## begin Data extract
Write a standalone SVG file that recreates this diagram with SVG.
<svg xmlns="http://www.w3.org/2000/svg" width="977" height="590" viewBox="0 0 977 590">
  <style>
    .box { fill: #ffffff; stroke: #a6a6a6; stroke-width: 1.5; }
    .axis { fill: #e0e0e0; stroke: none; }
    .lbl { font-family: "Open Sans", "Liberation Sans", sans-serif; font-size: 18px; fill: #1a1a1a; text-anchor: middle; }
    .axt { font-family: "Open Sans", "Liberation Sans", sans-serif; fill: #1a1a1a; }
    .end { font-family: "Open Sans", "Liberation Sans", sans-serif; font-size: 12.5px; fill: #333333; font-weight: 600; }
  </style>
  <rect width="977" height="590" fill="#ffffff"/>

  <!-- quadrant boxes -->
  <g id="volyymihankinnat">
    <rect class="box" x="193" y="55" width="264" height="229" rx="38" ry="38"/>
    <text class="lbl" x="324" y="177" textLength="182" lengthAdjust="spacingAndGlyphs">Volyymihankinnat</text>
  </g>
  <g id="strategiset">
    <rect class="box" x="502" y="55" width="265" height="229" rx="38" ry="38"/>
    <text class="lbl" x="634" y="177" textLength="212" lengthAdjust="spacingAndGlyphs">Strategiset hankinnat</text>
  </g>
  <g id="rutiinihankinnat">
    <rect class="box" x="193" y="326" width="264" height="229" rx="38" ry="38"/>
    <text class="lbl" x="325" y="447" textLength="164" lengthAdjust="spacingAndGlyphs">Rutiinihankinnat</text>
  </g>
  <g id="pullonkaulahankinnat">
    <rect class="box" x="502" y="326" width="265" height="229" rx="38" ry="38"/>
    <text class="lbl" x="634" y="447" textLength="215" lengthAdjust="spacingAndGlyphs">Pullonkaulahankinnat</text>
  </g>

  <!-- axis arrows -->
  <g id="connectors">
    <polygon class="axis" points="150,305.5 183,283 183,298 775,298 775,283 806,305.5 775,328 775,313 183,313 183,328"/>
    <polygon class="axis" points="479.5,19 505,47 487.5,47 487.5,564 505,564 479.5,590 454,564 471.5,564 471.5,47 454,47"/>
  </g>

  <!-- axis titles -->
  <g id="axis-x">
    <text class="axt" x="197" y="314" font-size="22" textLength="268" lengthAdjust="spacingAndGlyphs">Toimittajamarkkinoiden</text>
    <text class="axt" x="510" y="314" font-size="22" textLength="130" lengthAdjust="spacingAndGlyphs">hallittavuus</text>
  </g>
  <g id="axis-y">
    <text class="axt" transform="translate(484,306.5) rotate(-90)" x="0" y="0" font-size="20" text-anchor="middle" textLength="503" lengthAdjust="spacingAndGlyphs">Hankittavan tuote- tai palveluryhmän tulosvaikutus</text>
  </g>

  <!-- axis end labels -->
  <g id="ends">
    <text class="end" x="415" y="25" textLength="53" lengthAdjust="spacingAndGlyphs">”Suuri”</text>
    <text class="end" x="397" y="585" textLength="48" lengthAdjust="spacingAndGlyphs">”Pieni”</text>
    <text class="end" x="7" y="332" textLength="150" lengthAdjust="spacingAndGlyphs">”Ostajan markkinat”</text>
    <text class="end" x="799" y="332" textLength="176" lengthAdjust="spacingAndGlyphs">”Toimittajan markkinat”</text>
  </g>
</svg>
## end Data extract
Each line of the material above must be retyped precisely.

Write a standalone SVG file that recreates this diagram with SVG.
<svg xmlns="http://www.w3.org/2000/svg" width="977" height="590" viewBox="0 0 977 590">
  <style>
    .box { fill: #ffffff; stroke: #a6a6a6; stroke-width: 1.5; }
    .axis { fill: #e0e0e0; stroke: none; }
    .lbl { font-family: "Open Sans", "Liberation Sans", sans-serif; font-size: 18px; fill: #1a1a1a; text-anchor: middle; }
    .axt { font-family: "Open Sans", "Liberation Sans", sans-serif; fill: #1a1a1a; }
    .end { font-family: "Open Sans", "Liberation Sans", sans-serif; font-size: 12.5px; fill: #333333; font-weight: 600; }
  </style>
  <rect width="977" height="590" fill="#ffffff"/>

  <!-- quadrant boxes -->
  <g id="volyymihankinnat">
    <rect class="box" x="193" y="55" width="264" height="229" rx="38" ry="38"/>
    <text class="lbl" x="324" y="177" textLength="182" lengthAdjust="spacingAndGlyphs">Volyymihankinnat</text>
  </g>
  <g id="strategiset">
    <rect class="box" x="502" y="55" width="265" height="229" rx="38" ry="38"/>
    <text class="lbl" x="634" y="177" textLength="212" lengthAdjust="spacingAndGlyphs">Strategiset hankinnat</text>
  </g>
  <g id="rutiinihankinnat">
    <rect class="box" x="193" y="326" width="264" height="229" rx="38" ry="38"/>
    <text class="lbl" x="325" y="447" textLength="164" lengthAdjust="spacingAndGlyphs">Rutiinihankinnat</text>
  </g>
  <g id="pullonkaulahankinnat">
    <rect class="box" x="502" y="326" width="265" height="229" rx="38" ry="38"/>
    <text class="lbl" x="634" y="447" textLength="215" lengthAdjust="spacingAndGlyphs">Pullonkaulahankinnat</text>
  </g>

  <!-- axis arrows -->
  <g id="connectors">
    <polygon class="axis" points="150,305.5 183,283 183,298 775,298 775,283 806,305.5 775,328 775,313 183,313 183,328"/>
    <polygon class="axis" points="479.5,19 505,47 487.5,47 487.5,564 505,564 479.5,590 454,564 471.5,564 471.5,47 454,47"/>
  </g>

  <!-- axis titles -->
  <g id="axis-x">
    <text class="axt" x="197" y="314" font-size="22" textLength="268" lengthAdjust="spacingAndGlyphs">Toimittajamarkkinoiden</text>
    <text class="axt" x="510" y="314" font-size="22" textLength="130" lengthAdjust="spacingAndGlyphs">hallittavuus</text>
  </g>
  <g id="axis-y">
    <text class="axt" transform="translate(484,306.5) rotate(-90)" x="0" y="0" font-size="20" text-anchor="middle" textLength="503" lengthAdjust="spacingAndGlyphs">Hankittavan tuote- tai palveluryhmän tulosvaikutus</text>
  </g>

  <!-- axis end labels -->
  <g id="ends">
    <text class="end" x="415" y="25" textLength="53" lengthAdjust="spacingAndGlyphs">”Suuri”</text>
    <text class="end" x="397" y="585" textLength="48" lengthAdjust="spacingAndGlyphs">”Pieni”</text>
    <text class="end" x="7" y="332" textLength="150" lengthAdjust="spacingAndGlyphs">”Ostajan markkinat”</text>
    <text class="end" x="799" y="332" textLength="176" lengthAdjust="spacingAndGlyphs">”Toimittajan markkinat”</text>
  </g>
</svg>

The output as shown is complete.